The plans for the Future Circular Collider—a nearly 91-kilometer (56.5-mile) loop along the French-Swiss border and below Lake Geneva—published late Monday put the finishing details on a project roughly a decade in the making at CERN, the European Organization for Nuclear Research.
The FCC would carry out high-precision experiments in the mid-2040s to study “known physics” in greater detail, then enter a second phase—planned for 2070—that would conduct high-energy collisions of protons and heavy ions that would “open the door to the unknown,” said Giorgio Chiarelli, a research director at Italy’s National Institute of Nuclear Physics.
“History of physics tells that when there is more data, the human ingenuity is able to extract more information than originally expected,” Chiarelli, who was not involved in the plans, said in an e-mail.
For roughly a decade, top minds at CERN have been making plans for a successor to the Large Hadron Collider, a network of magnets that accelerate particles through a 27-kilometer (17-mile) underground tunnel and slam them together at velocities approaching the speed of light.
The blueprint lays out the proposed path, environmental impact, scientific ambitions and project cost. Independent experts will take a look before CERN’s two dozen member countries—all European except for Israel—decide in 2028 whether to go forward, starting in the mid-2040s at a cost of some 14 billion Swiss francs (about $16 billion).

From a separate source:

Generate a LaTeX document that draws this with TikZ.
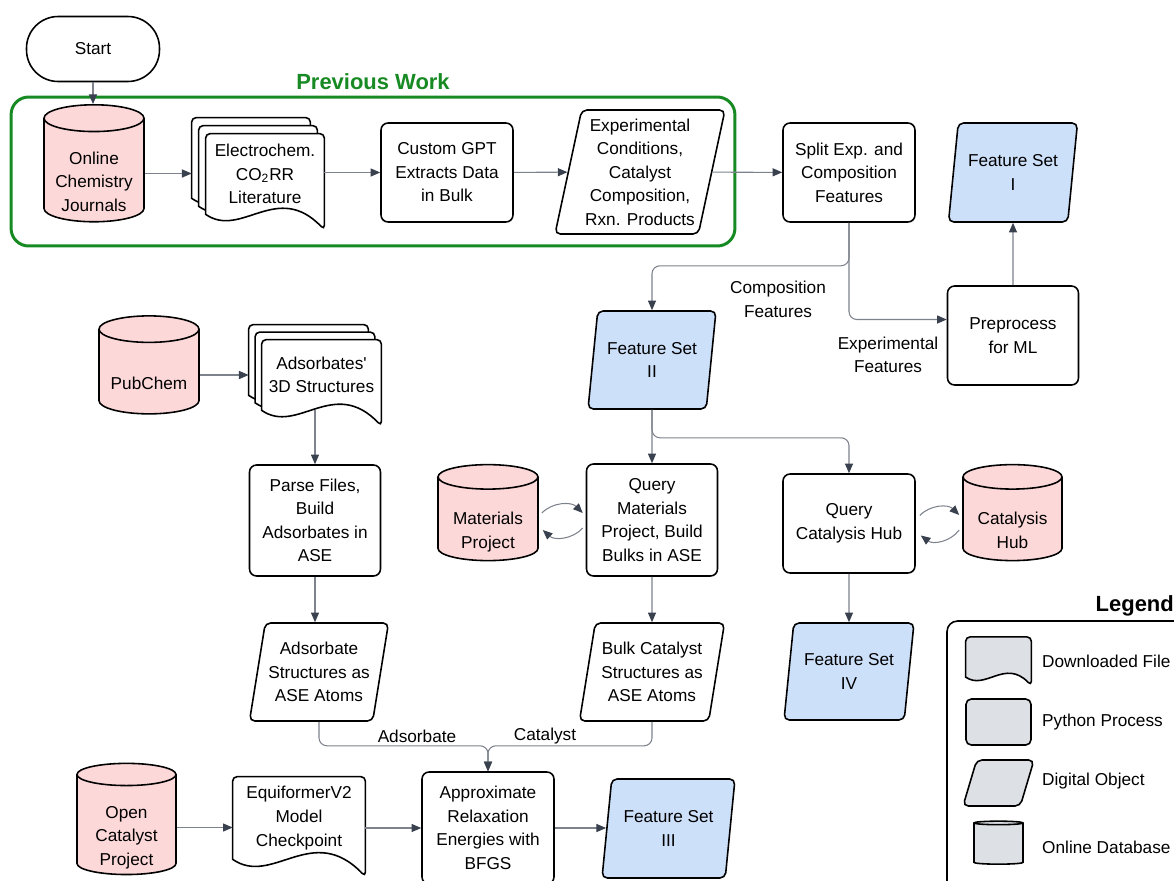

CERN officials tout the promise of scientific discoveries that could drive innovation in fields like cryogenics, superconducting magnets and vacuum technologies that could benefit humankind.

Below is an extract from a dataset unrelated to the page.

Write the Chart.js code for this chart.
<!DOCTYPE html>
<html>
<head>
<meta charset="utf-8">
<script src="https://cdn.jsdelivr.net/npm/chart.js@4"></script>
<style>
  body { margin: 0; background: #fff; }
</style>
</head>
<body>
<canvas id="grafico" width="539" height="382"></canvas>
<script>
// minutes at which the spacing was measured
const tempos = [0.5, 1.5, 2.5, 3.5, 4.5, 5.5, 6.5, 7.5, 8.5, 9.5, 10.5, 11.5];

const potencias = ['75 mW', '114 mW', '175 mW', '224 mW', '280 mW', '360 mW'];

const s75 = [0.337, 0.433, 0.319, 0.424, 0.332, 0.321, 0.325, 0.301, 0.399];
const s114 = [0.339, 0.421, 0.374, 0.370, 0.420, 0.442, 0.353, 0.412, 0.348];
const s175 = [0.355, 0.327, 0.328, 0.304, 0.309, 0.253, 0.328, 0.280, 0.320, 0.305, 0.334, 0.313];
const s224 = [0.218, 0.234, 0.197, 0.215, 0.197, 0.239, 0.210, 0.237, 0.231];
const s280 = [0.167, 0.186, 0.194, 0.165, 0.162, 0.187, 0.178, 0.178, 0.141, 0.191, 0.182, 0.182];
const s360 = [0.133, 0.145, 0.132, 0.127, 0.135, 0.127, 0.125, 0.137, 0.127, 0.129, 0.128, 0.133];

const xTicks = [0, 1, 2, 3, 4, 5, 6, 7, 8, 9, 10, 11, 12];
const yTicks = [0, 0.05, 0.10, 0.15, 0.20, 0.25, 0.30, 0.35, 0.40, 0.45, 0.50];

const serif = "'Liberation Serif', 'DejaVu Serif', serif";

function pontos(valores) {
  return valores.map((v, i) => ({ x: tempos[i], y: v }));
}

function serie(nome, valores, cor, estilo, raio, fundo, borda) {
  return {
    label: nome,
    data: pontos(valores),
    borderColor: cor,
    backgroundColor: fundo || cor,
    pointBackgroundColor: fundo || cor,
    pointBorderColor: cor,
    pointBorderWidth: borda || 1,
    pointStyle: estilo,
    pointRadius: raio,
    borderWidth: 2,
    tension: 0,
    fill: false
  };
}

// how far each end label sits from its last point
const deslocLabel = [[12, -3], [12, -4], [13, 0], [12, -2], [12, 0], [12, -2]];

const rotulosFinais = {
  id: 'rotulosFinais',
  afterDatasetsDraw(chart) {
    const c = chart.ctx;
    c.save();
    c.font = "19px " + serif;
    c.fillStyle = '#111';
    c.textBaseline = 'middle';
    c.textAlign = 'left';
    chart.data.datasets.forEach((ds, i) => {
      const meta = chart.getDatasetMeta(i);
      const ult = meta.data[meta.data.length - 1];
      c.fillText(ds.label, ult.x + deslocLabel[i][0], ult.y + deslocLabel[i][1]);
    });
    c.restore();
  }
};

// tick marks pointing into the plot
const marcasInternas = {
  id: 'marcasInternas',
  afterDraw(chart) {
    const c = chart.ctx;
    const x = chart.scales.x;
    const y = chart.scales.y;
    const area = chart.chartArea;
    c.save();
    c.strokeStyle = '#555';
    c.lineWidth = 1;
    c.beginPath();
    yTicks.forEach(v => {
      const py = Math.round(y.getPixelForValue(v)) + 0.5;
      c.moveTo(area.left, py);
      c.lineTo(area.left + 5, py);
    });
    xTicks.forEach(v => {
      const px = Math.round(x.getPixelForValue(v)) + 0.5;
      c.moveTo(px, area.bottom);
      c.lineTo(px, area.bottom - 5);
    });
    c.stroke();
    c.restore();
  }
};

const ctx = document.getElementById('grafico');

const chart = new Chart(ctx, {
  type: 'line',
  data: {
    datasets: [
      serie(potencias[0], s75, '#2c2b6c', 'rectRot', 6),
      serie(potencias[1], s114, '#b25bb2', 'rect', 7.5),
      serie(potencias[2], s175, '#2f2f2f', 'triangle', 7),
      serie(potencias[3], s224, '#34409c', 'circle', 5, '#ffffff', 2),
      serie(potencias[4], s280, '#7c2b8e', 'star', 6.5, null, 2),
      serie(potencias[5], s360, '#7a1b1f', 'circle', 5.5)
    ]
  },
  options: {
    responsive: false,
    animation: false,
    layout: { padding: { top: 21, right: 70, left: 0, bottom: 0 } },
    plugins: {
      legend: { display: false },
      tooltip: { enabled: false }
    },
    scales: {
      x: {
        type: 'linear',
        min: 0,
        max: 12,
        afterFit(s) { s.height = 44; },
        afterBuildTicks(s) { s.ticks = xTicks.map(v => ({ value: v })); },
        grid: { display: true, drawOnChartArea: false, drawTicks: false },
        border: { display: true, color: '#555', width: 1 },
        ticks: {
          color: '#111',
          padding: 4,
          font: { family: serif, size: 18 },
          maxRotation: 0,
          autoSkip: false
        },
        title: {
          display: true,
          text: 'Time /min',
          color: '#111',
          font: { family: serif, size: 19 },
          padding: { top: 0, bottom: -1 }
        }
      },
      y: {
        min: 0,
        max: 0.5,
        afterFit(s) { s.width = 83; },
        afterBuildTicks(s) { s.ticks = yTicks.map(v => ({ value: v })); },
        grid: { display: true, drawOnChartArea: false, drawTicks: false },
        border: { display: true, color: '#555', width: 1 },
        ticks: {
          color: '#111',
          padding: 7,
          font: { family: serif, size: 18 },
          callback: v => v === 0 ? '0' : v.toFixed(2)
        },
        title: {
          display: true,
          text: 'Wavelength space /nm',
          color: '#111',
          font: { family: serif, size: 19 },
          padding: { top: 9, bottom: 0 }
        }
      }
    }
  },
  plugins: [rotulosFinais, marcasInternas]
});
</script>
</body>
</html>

Outside experts point to the promise of learning more about the Higgs boson, the elusive particle that has been controversially dubbed “the God particle,” which helped explain how matter formed after the Big Bang.

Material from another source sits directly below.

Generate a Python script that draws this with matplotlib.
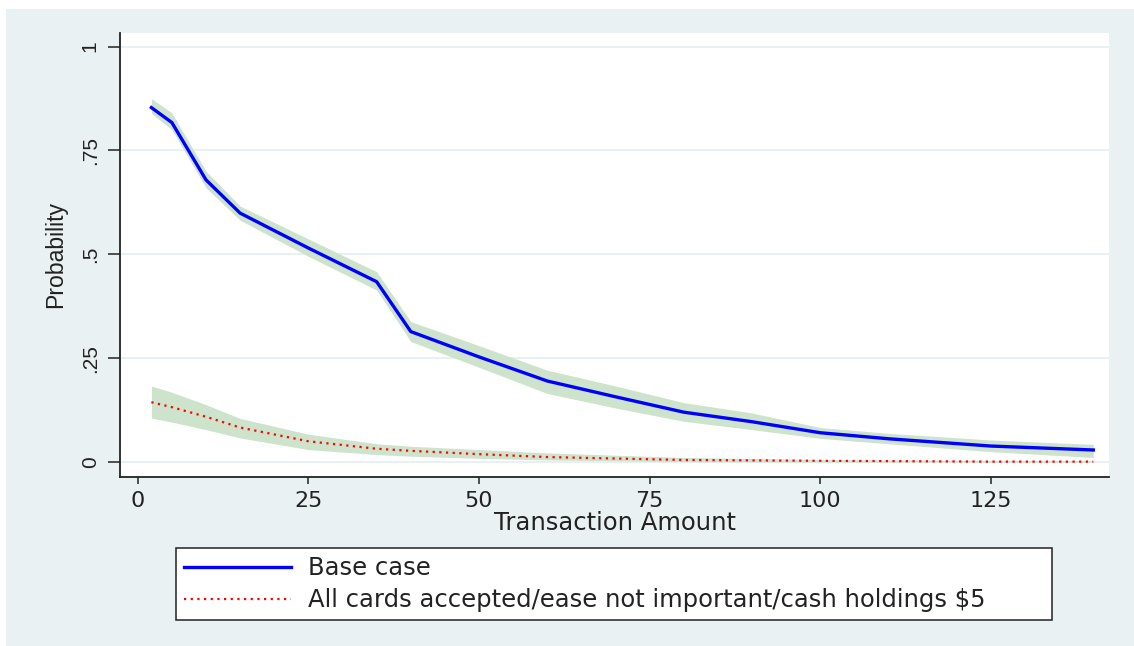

Work at the Large Hadron Collider confirmed in 2013 the existence of the Higgs boson, the central piece in a puzzle known as the standard model that helps explains some fundamental forces in the universe.
CERN Director-General Fabiola Gianotti said the future collider “could become the most extraordinary instrument ever built by humanity to study the constituents and the laws of nature at the most fundamental levels in two ways,” by improving study of the Higgs boson and paving the way to “explore the energy frontier,” and by looking for new physics that explain the structure and evolution of the universe.
One unknown is whether the Trump administration, which has been cutting foreign aid and spending in academia and research, will continue to support CERN a year after the Biden administration pledged U.S. support for the study and collaboration on the FCC’s construction and “physics exploitation” if it’s approved.
The United States is home to 2,000 users of CERN, making them the single largest national contingent among the 17,000 people working there, including outside experts abroad and staff on site, Gianotti said.
While an observer state and not a member, the U.S. doesn’t pay into the CERN regular budget but has contributed to specific projects. Most of the CERN regular budget comes from Europe.
Costas Fountas, the CERN Council president, said he had spoken with some U.S. National Science Foundation and Department of Energy staff who relayed the message that so far “they’re ‘under the radar of the cuts of the Trump administration’. That’s their words.”
CERN scientists, engineers and partners behind the plans considered at least 100 scenarios for the new collider before coming up with the proposed 91-kilometer circumference at an average depth of 200 meters (656 feet). The tunnel would be about 5 meters (16 feet) in diameter, CERN said.